Familie und Vernetzung
Die künstlerische Vielfalt Alma Rosés musikbezogener Aktivitäten bricht den vermeintlichen Antagonismus zwischen ihrer familialen Herkunft und gesellschaftlichen Vernetzung in der musikalischen Hochkultur einerseits und der Verankerung in den fluiden Genregrenzen der Wiener Unterhaltungskultur andererseits auf. Alma Rosé entstammte einer Künstlerfamilie, die eine herausragende Position im Wiener Kulturleben der Jahrhundertwende einnahm: Sie war die Tochter des Konzertmeisters der Wiener Philharmoniker, Arnold Rosé, der sich zudem durch sein kammermusikalisches Schaffen eine namhafte Stellung verschafft hatte. Gemeinsam mit seinem Bruder, dem späteren Cellisten des Weimarer Hoftheater-Orchesters, Eduard Rosé, gründete Arnold Rosé das erfolgreiche Rosé-Quartett. Mütterlicherseits war Alma Rosé die Nichte von Gustav Mahler. Ihr Bruder, Alfred Rosé, konnte sich insbesondere als Operndirigent etablieren und betätigte sich zudem kompositorisch. Die zwei Generationen der verschwägerten Familien zeichnen sich durch die Vielseitigkeit ihrer künstlerischen wie pädagogischen Berufe aus – Musik, Schauspiel, bildende Künste.
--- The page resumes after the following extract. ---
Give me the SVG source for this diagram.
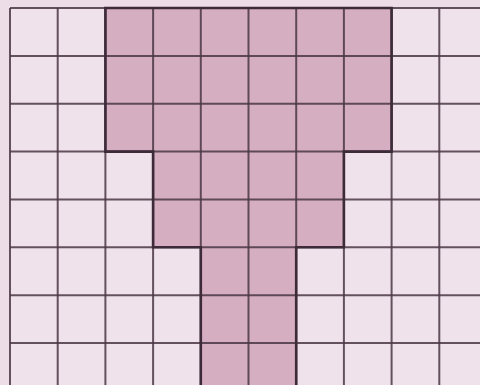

Die Wohnung der Rosés in der Pyrkergasse war einerseits ein Raum, der durch häusliche Musizierpraxis geprägt war, bewies aber andererseits auch eine große Offenheit für die Wiener Kulturkreise. Die Mutter, Justine Rosé, führte einen Salon, in dem Alma Rosé bereits im Kindesalter auf natürliche Weise in freundschaftlichen und professionellen Kontakt mit der kulturellen Elite der Stadt kam. Prominente Musiker:innen wie beispielsweise Rudolf Bing, Carl Flesch, Erica Morini oder Bruno Walter sowie die Familien Korngold, Röntgen, Rostal u.a. gehörten zum alltäglichen Umgang der Familie und bildeten ein stabiles Netzwerk, von dem Alma Rosé noch im Exil in London und Holland profitieren sollte.
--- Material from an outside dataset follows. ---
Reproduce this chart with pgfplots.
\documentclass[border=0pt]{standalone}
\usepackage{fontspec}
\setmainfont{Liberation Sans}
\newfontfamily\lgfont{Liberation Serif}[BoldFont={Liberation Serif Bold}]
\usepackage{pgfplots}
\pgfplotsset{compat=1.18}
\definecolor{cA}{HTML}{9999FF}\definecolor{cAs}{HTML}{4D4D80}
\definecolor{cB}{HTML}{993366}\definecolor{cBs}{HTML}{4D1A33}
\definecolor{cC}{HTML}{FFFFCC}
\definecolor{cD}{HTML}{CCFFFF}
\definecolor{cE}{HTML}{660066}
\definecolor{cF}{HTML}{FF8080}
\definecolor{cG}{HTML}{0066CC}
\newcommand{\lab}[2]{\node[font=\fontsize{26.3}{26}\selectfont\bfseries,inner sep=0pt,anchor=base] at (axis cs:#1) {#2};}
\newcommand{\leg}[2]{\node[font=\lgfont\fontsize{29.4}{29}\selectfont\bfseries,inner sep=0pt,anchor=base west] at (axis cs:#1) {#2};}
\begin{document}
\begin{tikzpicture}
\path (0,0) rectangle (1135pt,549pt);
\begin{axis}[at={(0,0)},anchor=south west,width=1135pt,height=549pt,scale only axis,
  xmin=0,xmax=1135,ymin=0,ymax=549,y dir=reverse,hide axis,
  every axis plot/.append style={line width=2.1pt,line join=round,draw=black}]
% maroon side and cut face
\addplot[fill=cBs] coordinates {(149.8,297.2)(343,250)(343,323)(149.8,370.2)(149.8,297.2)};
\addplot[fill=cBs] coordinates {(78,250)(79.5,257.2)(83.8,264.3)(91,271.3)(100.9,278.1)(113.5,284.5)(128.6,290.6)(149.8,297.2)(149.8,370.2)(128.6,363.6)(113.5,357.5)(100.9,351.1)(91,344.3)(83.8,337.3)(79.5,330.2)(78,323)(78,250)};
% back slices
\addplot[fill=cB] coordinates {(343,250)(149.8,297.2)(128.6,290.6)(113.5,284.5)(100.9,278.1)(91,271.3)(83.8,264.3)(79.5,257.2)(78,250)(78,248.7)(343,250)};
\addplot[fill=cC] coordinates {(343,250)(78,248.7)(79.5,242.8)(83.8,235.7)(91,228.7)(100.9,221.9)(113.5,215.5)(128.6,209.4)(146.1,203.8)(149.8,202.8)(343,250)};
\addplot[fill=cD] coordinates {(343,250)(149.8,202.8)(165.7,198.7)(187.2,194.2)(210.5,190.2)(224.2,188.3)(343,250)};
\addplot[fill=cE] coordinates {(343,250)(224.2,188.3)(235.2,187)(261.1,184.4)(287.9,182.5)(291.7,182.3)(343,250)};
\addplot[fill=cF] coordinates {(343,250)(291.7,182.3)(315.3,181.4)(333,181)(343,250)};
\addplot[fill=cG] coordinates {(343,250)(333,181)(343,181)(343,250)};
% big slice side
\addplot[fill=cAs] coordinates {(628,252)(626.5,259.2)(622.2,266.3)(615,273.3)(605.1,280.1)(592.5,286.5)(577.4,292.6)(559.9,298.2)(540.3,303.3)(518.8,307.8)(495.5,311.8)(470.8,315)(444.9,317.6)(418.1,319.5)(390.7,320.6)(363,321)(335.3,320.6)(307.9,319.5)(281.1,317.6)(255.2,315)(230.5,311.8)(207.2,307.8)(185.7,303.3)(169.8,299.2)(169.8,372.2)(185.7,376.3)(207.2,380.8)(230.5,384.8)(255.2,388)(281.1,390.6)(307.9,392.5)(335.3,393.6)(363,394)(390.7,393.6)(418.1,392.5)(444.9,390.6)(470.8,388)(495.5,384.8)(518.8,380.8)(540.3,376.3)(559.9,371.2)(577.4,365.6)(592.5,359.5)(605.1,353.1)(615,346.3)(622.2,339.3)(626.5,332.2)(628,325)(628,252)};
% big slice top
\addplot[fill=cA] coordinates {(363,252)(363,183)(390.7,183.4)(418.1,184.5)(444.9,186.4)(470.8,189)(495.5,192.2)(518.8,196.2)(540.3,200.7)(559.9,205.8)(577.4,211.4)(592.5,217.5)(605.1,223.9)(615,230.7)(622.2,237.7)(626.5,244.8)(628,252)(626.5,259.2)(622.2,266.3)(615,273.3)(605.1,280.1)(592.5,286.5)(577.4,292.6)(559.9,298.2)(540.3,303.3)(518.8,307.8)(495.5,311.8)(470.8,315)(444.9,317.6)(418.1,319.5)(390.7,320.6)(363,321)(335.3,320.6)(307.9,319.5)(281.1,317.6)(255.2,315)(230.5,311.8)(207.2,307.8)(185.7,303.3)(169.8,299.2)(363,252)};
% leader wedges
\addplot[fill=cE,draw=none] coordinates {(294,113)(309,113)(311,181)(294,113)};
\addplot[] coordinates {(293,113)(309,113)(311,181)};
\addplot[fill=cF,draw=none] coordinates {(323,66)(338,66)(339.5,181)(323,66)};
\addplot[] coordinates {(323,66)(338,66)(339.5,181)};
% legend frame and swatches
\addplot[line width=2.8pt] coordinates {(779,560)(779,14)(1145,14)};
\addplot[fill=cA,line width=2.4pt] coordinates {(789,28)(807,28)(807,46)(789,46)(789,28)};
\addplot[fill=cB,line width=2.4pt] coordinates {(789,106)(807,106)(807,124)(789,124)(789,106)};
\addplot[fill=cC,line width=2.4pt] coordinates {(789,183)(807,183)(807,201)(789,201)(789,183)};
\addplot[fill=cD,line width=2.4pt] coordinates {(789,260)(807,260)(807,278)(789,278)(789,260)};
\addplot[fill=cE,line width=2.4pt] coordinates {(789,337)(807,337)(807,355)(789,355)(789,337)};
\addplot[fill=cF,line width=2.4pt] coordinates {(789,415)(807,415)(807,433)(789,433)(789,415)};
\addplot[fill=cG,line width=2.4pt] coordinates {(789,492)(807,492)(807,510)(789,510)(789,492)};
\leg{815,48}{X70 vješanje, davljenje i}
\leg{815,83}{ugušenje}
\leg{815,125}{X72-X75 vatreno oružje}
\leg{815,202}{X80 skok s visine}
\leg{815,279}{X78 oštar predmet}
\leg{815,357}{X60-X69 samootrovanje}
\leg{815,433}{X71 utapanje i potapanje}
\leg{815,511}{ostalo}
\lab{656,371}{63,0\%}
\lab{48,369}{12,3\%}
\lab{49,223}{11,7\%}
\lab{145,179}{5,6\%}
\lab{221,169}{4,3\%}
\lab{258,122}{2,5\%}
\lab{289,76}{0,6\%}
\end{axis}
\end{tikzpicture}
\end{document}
In der zeitgenössischen Presse wurde der Name „Rosé“ nicht selten als Qualitätssiegel des künstlerischen Schaffens gehandelt und dem Dasein als Musikerfamilie somit eine besondere Relevanz zugeschrieben. Alma Rosés Wiener Debüt, bei dem ihr Vater sie begleitete, erregte besonderes Aufsehen: „man kann sich keinen schöneren Geigenzwiegesang denken als den zwischen Vater und Tochter“ (Die Stunde, 18.12.1926). Dass die Familienzugehörigkeit auch eine Bürde für die junge Geigerin gewesen sein könnte, wird zuweilen ebenfalls thematisiert. Zeitlebens wurden ihre künstlerischen Aktivitäten in Beziehung zu den Leistungen ihrer Verwandtschaft gesetzt, später auch zu denen ihres Ehemannes, dem tschechischen Geigenvirtuosen Váša Příhoda. In Selbstäußerungen brachte Alma Rosé aber auch ihre Dankbarkeit gegenüber „meinem Vater als Lehrer und der Atmosphäre meines Elternhauses“ (Neues Wiener Journal, 29.1.1930) zum Ausdruck.
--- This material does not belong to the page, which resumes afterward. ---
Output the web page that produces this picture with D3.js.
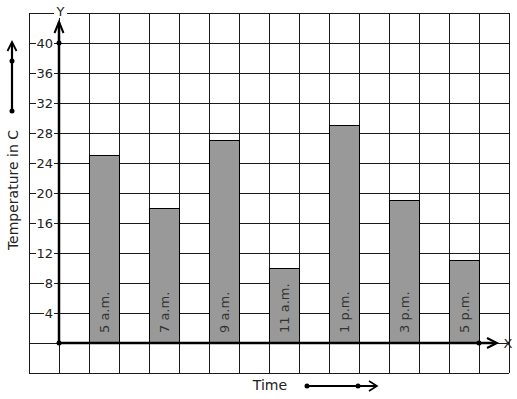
<!DOCTYPE html>
<html><head><meta charset="utf-8">
<script src="https://cdn.jsdelivr.net/npm/d3@7"></script>
<style>body{margin:0;background:#fff}svg{display:block}text{font-family:"DejaVu Sans",sans-serif}</style>
</head><body>
<svg id="c" width="517" height="399"></svg>
<script>
const categories = ["5 a.m.", "7 a.m.", "9 a.m.", "11 a.m.", "1 p.m.", "3 p.m.", "5 p.m."];
const temperatures = [25, 18, 27, 10, 29, 19, 11];
const yTickValues = [4, 8, 12, 16, 20, 24, 28, 32, 36, 40];
const yTickLabels = ["4", "8", "12", "16", "20", "24", "28", "32", "36", "40"];

const svg = d3.select("#c");
// grid columns: -1..15 ; rows: -4..44
const x = d3.scaleLinear().domain([-1, 15]).range([29, 509]);
const y = d3.scaleLinear().domain([-4, 44]).range([373, 13]);
const ink = "#1a1a1a";

// grid
const g = svg.append("g");
g.selectAll("line.v").data(d3.range(-1, 16)).join("line")
  .attr("x1", d => x(d)).attr("x2", d => x(d)).attr("y1", y(44)).attr("y2", y(-4))
  .attr("stroke", ink).attr("stroke-width", 1).attr("shape-rendering", "crispEdges");
g.selectAll("line.h").data(d3.range(-4, 48, 4)).join("line")
  .attr("y1", d => y(d)).attr("y2", d => y(d)).attr("x1", x(-1)).attr("x2", x(15))
  .attr("stroke", ink).attr("stroke-width", 1).attr("shape-rendering", "crispEdges");

// bars
svg.selectAll("rect.bar").data(temperatures).join("rect")
  .attr("x", (d, i) => x(1 + 2 * i)).attr("width", (d, i) => x(2 + 2 * i) - x(1 + 2 * i))
  .attr("y", d => y(d)).attr("height", d => y(0) - y(d))
  .attr("fill", "#999999").attr("stroke", "#000").attr("stroke-width", 1).attr("shape-rendering", "crispEdges");

svg.selectAll("text.bl").data(categories).join("text")
  .attr("transform", (d, i) => `translate(${(x(1 + 2 * i) + x(2 + 2 * i)) / 2 + 4.5},${y(0) - 10}) rotate(-90)`)
  .attr("font-size", 13).attr("fill", "#333").text(d => d);

// y tick labels with white background
const tl = svg.selectAll("g.tl").data(yTickValues).join("g")
  .attr("transform", d => `translate(53,${y(d)})`);
tl.append("rect").attr("x", (d, i) => -8 * yTickLabels[i].length - 1).attr("y", -7)
  .attr("width", (d, i) => 8 * yTickLabels[i].length + 2).attr("height", 14).attr("fill", "#fff");
tl.append("text").attr("text-anchor", "end").attr("dy", "0.36em").attr("font-size", 13)
  .attr("fill", "#222").text((d, i) => yTickLabels[i]);

// axes
svg.append("line").attr("x1", x(0)).attr("x2", x(0)).attr("y1", y(0)).attr("y2", 22)
  .attr("stroke", "#000").attr("stroke-width", 2.5);
svg.append("path").attr("d", `M${x(0) - 4.5},33 L${x(0)},22 L${x(0) + 4.5},33`)
  .attr("fill", "none").attr("stroke", "#000").attr("stroke-width", 2);
svg.append("line").attr("x1", x(0)).attr("x2", 496).attr("y1", y(0)).attr("y2", y(0))
  .attr("stroke", "#000").attr("stroke-width", 2.5);
svg.append("path").attr("d", `M487,${y(0) - 5} L497,${y(0)} L487,${y(0) + 5}`)
  .attr("fill", "none").attr("stroke", "#000").attr("stroke-width", 2);
[[x(0), y(0)], [x(0), y(40)], [x(14), y(0)]].forEach(p =>
  svg.append("circle").attr("cx", p[0]).attr("cy", p[1]).attr("r", 2.5).attr("fill", "#000"));

// Y and X letters
svg.append("rect").attr("x", 54).attr("y", 4).attr("width", 13).attr("height", 14).attr("fill", "#fff");
svg.append("text").attr("x", 60.5).attr("y", 15.5).attr("text-anchor", "middle").attr("font-size", 13).attr("fill", "#222").text("Y");
svg.append("text").attr("x", 508).attr("y", 347.5).attr("text-anchor", "middle").attr("font-size", 13).attr("fill", "#222").text("X");

// axis titles
svg.append("text").attr("transform", "translate(18,190) rotate(-90)").attr("text-anchor", "middle")
  .attr("font-size", 14).attr("fill", "#222").text("Temperature in C");
svg.append("text").attr("x", 270).attr("y", 390).attr("text-anchor", "middle")
  .attr("font-size", 14).attr("fill", "#222").text("Time");

// left decorative arrow
svg.append("line").attr("x1", 12).attr("x2", 12).attr("y1", 111).attr("y2", 43).attr("stroke", "#000").attr("stroke-width", 2.2);
svg.append("path").attr("d", "M7.5,51 L12,42 L16.5,51").attr("fill", "none").attr("stroke", "#000").attr("stroke-width", 1.8);
[61, 111].forEach(cy => svg.append("circle").attr("cx", 12).attr("cy", cy).attr("r", 2.5).attr("fill", "#000"));

// bottom decorative arrow
svg.append("line").attr("x1", 307).attr("x2", 376).attr("y1", 386).attr("y2", 386).attr("stroke", "#000").attr("stroke-width", 2);
svg.append("path").attr("d", "M369,381 L377,386 L369,391").attr("fill", "none").attr("stroke", "#000").attr("stroke-width", 1.6);
[307, 358].forEach(cx => svg.append("circle").attr("cx", cx).attr("cy", 386).attr("r", 2.5).attr("fill", "#000"));
</script>
</body></html>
Die Umbenennung des Instituts 17 der Universität für Musik und darstellende Kunst Wien in „Alma Rosé-Institut für Streichinstrumente, Gitarre und Harfe in der Musikpädagogik“ markiert einen wichtigen Schritt, um Alma Rosé zu würdigen. Zeitgleich wurde die jüngere musikwissenschaftliche Forschung auf Alma Rosé aufmerksam: Zwei Dissertantinnen der Universität Wien und der mdw, Anna Rendl und Bettina Schuster, werden sowohl Alma Rosés Erfolge als Solo- und Ensemblekünstlerin in den Fokus nehmen als auch die Relevanz des Familialen in Rezeption und Erinnerungskultur der Künstlerfamilie Rosé untersuchen.